Un’ondata di perquisizioni
Molte persone hanno descritto ad Amnesty International il trauma provocato dalla perquisizione delle loro case, eseguita senza motivazioni ufficiali e senza che le autorità spiegassero perché il provvedimento era stato giudicato necessario o cosa stavano cercando.
“Mio padre aveva problemi di cuore, era stato appena dimesso dall’ospedale. La polizia ha forzato la porta, senza suonare il campanello. Sono entrati dentro urlando, hanno ammanettato mio padre e mia sorella” – ha dichiarato Nadia, il cui padre 80enne e sua figlia disabile hanno subito, il 21 novembre, la perquisizione del loro appartamento.
“Mio padre ha iniziato a sentirsi male e dopo qualche minuto ha perso conoscenza. Hanno dovuto chiamare l’ambulanza. Era spaventatissimo, nei primi giorni in cui lo andavamo a trovare in ospedale piangeva in continuazione”.
Secondo notizie di stampa, le 2700 perquisizioni effettuate nell’ultimo mese hanno dato luogo a due sole indagini per reati di terrorismo e ad altre 488 indagini per reati non connessi al terrorismo. Questi dati mettono in dubbio l’effettiva necessità e proporzionalità di tali misure rispetto all’obiettivo di proteggere la sicurezza pubblica.
Limitazioni alla libertà di movimento
Nello stesso periodo, 360 persone sono state destinatarie di un provvedimento relativo all’obbligo di residenza, consistente nel dimorare in una determinata zona e presentarsi tre volte al giorno alla locale stazione di polizia. Queste misure limitano gravemente la libertà di movimento e hanno un impatto negativo sulla vita privata e professionale delle persone interessate.
Un consulente free-lance della regione di Parigi ha raccontato ad Amnesty International di essere sottoposto all’obbligo di residenza sin dal 15 novembre. Quel giorno la polizia si è presentata alla sua abitazione per via dei presunti rapporti tra lui e una serie di “radicali” islamici e persone che erano state in Siria.

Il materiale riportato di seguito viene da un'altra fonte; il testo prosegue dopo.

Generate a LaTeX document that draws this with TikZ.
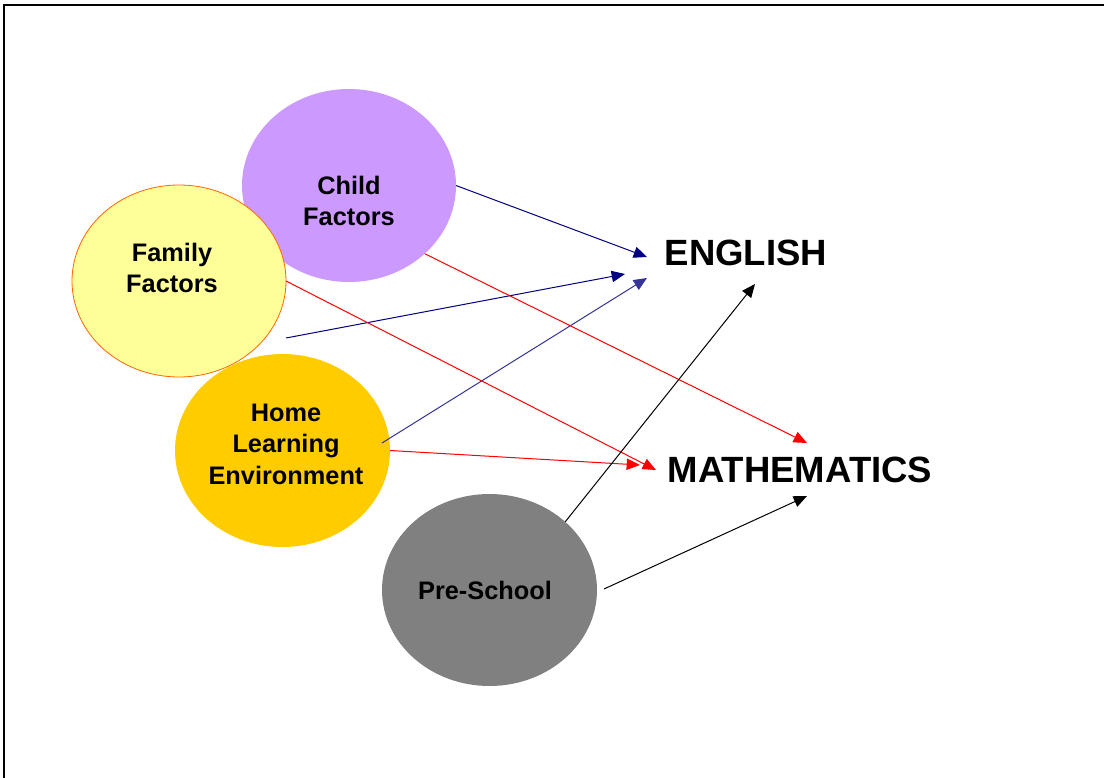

L’uomo afferma di aver conosciuto in modo vago una sola persona del lungo elenco sottopostogli dalle autorità. Essere sottoposto a obbligo di residenza e presentarsi alla stazione di polizia più volte al giorno ha significato cancellare tutti gli impegni di lavoro. Padre di tre figli, egli teme che il provvedimento possa avere conseguenze negative sulla sua famiglia.
“Temo che lo rinnoveranno. Significherebbe non poter lavorare per mesi” – ha dichiarato.
Lo sviluppo di una rete discriminatoria
Amnesty International ha rilevato il significativo rischio che, nel lungo termine, le misure d’emergenza possano essere usate contro particolari gruppi e associazioni, soprattutto individui e gruppi di religione musulmana. Finora, sulla base dello stato d’emergenza, sono state perquisite oltre 20 moschee e numerose associazioni islamiche e una decina di moschee sono state chiuse.
“A me pare che se manifesti la tua religione, hai la barba, mostri simboli religiosi, indossi abiti religiosi o preghi in una determinata moschea, allora sei considerato ‘radicale’ e ti prendono di mira” – ha dichiarato Amar, che ha subito la perquisizione della sua abitazione. “Se invece cerchi di non ostentare troppo la tua religione, allora pensano che stai nascondendo qualcosa. Non sappiamo come vogliono che ci comportiamo, non capiamo come dobbiamo comportarci”.
Nonostante il Consiglio di stato, il più alto organo della giustizia amministrativa francese, abbia dato parere contrario alla proposta del Consiglio dei ministri, se verrà approvato dal governo l’emendamento alla Costituzione verrà votato nel 2016.
“Queste misure di emergenza già hanno mostrato di essere sproporzionate. Estenderle oltre lo stato d’emergenza sarebbe un passo pericoloso” – ha sottolineato van Gulik.
“Usare la minaccia del terrorismo per cambiare la Costituzione apre la strada al fatto che misure d’emergenza diventino la normalità” – ha concluso van Gulik.